THE REQUEST → Transcribe the lines below verbatim, skipping the images.

GIVEN INFORMATION →
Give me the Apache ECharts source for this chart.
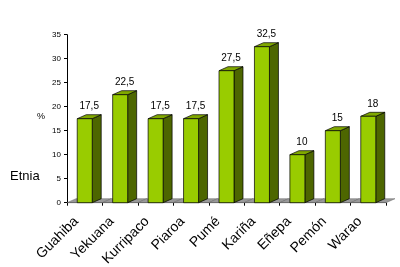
<!DOCTYPE html>
<html><head><meta charset="utf-8">
<script src="https://cdn.jsdelivr.net/npm/echarts@6/dist/echarts.min.js"></script>
<style>html,body{margin:0;padding:0;background:#fff}#c{width:400px;height:267px}</style>
</head><body><div id="c"></div>
<script>
const categories = ['Guahiba','Yekuana','Kurripaco','Piaroa','Pumé','Kariña','Eñepa','Pemón','Warao'];
const values = [17.5, 22.5, 17.5, 17.5, 27.5, 32.5, 10, 15, 18];
const yTicks = [0,5,10,15,20,25,30,35];

const DX = 9, DY = 4, FW = 15;
const chart = echarts.init(document.getElementById('c'), null, {renderer:'canvas'});

function fmt(v){ return String(v).replace('.', ','); }

function renderFloor(params, api){
  const i = api.value(0);
  const band = api.size([1,0])[0];
  const p = api.coord([i, 0]);
  const x0 = p[0] - band/2, x1 = p[0] + band/2, y = p[1];
  return {type:'polygon', shape:{points:[[x0,y],[x1,y],[x1+DX,y-DY],[x0+DX,y-DY]]},
    style:{fill:'#999999', stroke:'#666', lineWidth:0.5}, silent:true};
}
function renderBar(params, api){
  const i = api.value(0), v = api.value(1);
  const top = api.coord([i, v]);
  const base = api.coord([i, 0]);
  const cx = top[0];
  const xl = cx - FW/2, xr = cx + FW/2;
  const yt = top[1], yb = base[1];
  const st = {stroke:'#000', lineWidth:0.7};
  return {type:'group', children:[
    {type:'polygon', shape:{points:[[xr,yb],[xr+DX,yb-DY],[xr+DX,yt-DY],[xr,yt]]}, style:Object.assign({fill:'#4d6600'},st)},
    {type:'polygon', shape:{points:[[xl,yt],[xr,yt],[xr+DX,yt-DY],[xl+DX,yt-DY]]}, style:Object.assign({fill:'#80a800'},st)},
    {type:'rect', shape:{x:xl, y:yt, width:FW, height:yb-yt}, style:Object.assign({fill:'#99cc00'},st)},
    {type:'text', style:{text:fmt(v), x:cx+DX/2, y:yt-12, align:'center', verticalAlign:'middle', fill:'#000', font:'10px "Liberation Sans", Arial, sans-serif'}}
  ]};
}

chart.setOption({
  animation:false,
  grid:{left:67, right:14, top:34.7, bottom:64.3, containLabel:false, outerBoundsMode:'none'},
  xAxis:{type:'category', data:categories, boundaryGap:true,
    axisLine:{lineStyle:{color:'#000', width:1}},
    axisTick:{show:true, length:3, alignWithLabel:false, lineStyle:{color:'#000'}},
    axisLabel:{rotate:45, margin:8, padding:[0,12,0,0], color:'#000', fontSize:14, fontFamily:'"Liberation Sans", Arial, sans-serif', interval:0}},
  yAxis:{type:'value', min:yTicks[0], max:yTicks[yTicks.length-1], interval:5,
    axisLine:{show:true, lineStyle:{color:'#000', width:1}},
    axisTick:{show:true, length:3, lineStyle:{color:'#000'}},
    splitLine:{show:false},
    axisLabel:{color:'#000', fontSize:8, margin:6, fontFamily:'"Liberation Sans", Arial, sans-serif'}},
  graphic:[
    {type:'text', left:37, top:112, style:{text:'%', fill:'#000', font:'9px "Liberation Sans", Arial, sans-serif'}},
    {type:'text', left:10, top:170, style:{text:'Etnia', fill:'#000', font:'13px "Liberation Sans", Arial, sans-serif'}}
  ],
  series:[
    {type:'custom', renderItem:renderFloor, data:categories.map((c,i)=>[i,0]), z:1, silent:true},
    {type:'custom', renderItem:renderBar, data:values.map((v,i)=>[i,v]), z:2}
  ]
});
</script></body></html>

EXERCISE OUTPUT →
Give me the Apache ECharts source for this chart.
<!DOCTYPE html>
<html><head><meta charset="utf-8">
<script src="https://cdn.jsdelivr.net/npm/echarts@6/dist/echarts.min.js"></script>
<style>html,body{margin:0;padding:0;background:#fff}#c{width:400px;height:267px}</style>
</head><body><div id="c"></div>
<script>
const categories = ['Guahiba','Yekuana','Kurripaco','Piaroa','Pumé','Kariña','Eñepa','Pemón','Warao'];
const values = [17.5, 22.5, 17.5, 17.5, 27.5, 32.5, 10, 15, 18];
const yTicks = [0,5,10,15,20,25,30,35];

const DX = 9, DY = 4, FW = 15;
const chart = echarts.init(document.getElementById('c'), null, {renderer:'canvas'});

function fmt(v){ return String(v).replace('.', ','); }

function renderFloor(params, api){
  const i = api.value(0);
  const band = api.size([1,0])[0];
  const p = api.coord([i, 0]);
  const x0 = p[0] - band/2, x1 = p[0] + band/2, y = p[1];
  return {type:'polygon', shape:{points:[[x0,y],[x1,y],[x1+DX,y-DY],[x0+DX,y-DY]]},
    style:{fill:'#999999', stroke:'#666', lineWidth:0.5}, silent:true};
}
function renderBar(params, api){
  const i = api.value(0), v = api.value(1);
  const top = api.coord([i, v]);
  const base = api.coord([i, 0]);
  const cx = top[0];
  const xl = cx - FW/2, xr = cx + FW/2;
  const yt = top[1], yb = base[1];
  const st = {stroke:'#000', lineWidth:0.7};
  return {type:'group', children:[
    {type:'polygon', shape:{points:[[xr,yb],[xr+DX,yb-DY],[xr+DX,yt-DY],[xr,yt]]}, style:Object.assign({fill:'#4d6600'},st)},
    {type:'polygon', shape:{points:[[xl,yt],[xr,yt],[xr+DX,yt-DY],[xl+DX,yt-DY]]}, style:Object.assign({fill:'#80a800'},st)},
    {type:'rect', shape:{x:xl, y:yt, width:FW, height:yb-yt}, style:Object.assign({fill:'#99cc00'},st)},
    {type:'text', style:{text:fmt(v), x:cx+DX/2, y:yt-12, align:'center', verticalAlign:'middle', fill:'#000', font:'10px "Liberation Sans", Arial, sans-serif'}}
  ]};
}

chart.setOption({
  animation:false,
  grid:{left:67, right:14, top:34.7, bottom:64.3, containLabel:false, outerBoundsMode:'none'},
  xAxis:{type:'category', data:categories, boundaryGap:true,
    axisLine:{lineStyle:{color:'#000', width:1}},
    axisTick:{show:true, length:3, alignWithLabel:false, lineStyle:{color:'#000'}},
    axisLabel:{rotate:45, margin:8, padding:[0,12,0,0], color:'#000', fontSize:14, fontFamily:'"Liberation Sans", Arial, sans-serif', interval:0}},
  yAxis:{type:'value', min:yTicks[0], max:yTicks[yTicks.length-1], interval:5,
    axisLine:{show:true, lineStyle:{color:'#000', width:1}},
    axisTick:{show:true, length:3, lineStyle:{color:'#000'}},
    splitLine:{show:false},
    axisLabel:{color:'#000', fontSize:8, margin:6, fontFamily:'"Liberation Sans", Arial, sans-serif'}},
  graphic:[
    {type:'text', left:37, top:112, style:{text:'%', fill:'#000', font:'9px "Liberation Sans", Arial, sans-serif'}},
    {type:'text', left:10, top:170, style:{text:'Etnia', fill:'#000', font:'13px "Liberation Sans", Arial, sans-serif'}}
  ],
  series:[
    {type:'custom', renderItem:renderFloor, data:categories.map((c,i)=>[i,0]), z:1, silent:true},
    {type:'custom', renderItem:renderBar, data:values.map((v,i)=>[i,v]), z:2}
  ]
});
</script></body></html>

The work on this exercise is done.